Newspapers, for instance. Too many towns are only served by one newspaper, thus limiting the views and vitality available to towns that don't have private newpapers of sufficient quality and quantity. Towns with more newspapers can create more jobs, and have a more robust, vibrant local economy. It's a matter of economic survival. And Gannett, Knight-Ridder, Tribune and other chains are just too slow in getting these communities the newspapers they need. Like Danville, towns with municipal-owned electric utilities should use their reserves to start newspapers. Good things will follow, because goverments will have a great business sense for running newspapers. What's worse, those monetary reserves from the electric company otherwise would just go back to consumers or into necessary electric projects.

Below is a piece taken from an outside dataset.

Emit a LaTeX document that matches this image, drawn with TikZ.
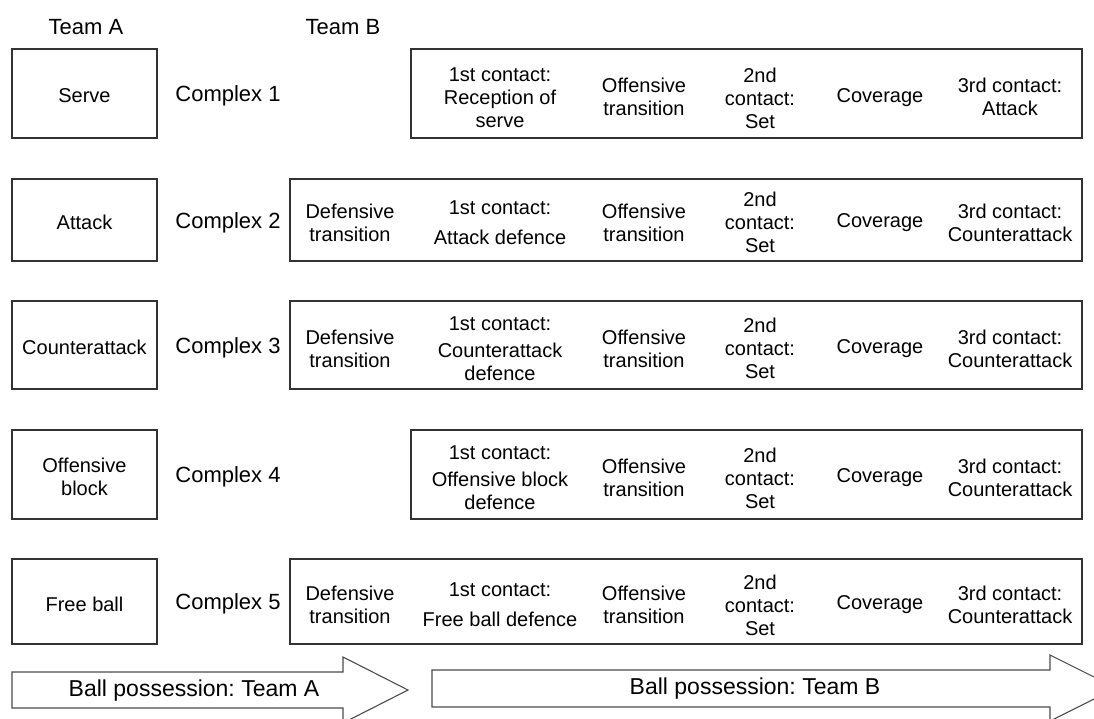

And restaurants, I think too many small towns don't have good enough restaurants. Municipalities should look into this business. And hardware stores. I love Home Depot, but many communities don't have one. Municipalities should open their own competitors to Home Depot to bring the benefits of "Big Hardware" to their communities. And bowling alleys...we are worried today about becoming a nation that "bowls alone," but with more bowling alleys and a concerted local government effort to promote bowling at the government bowling alley, we could recapture that golden age of bowling leagues, just as was portrayed on The Flintstones.
Only with this entry, will these communities get that which seemed so unlikely just a few years ago: hope.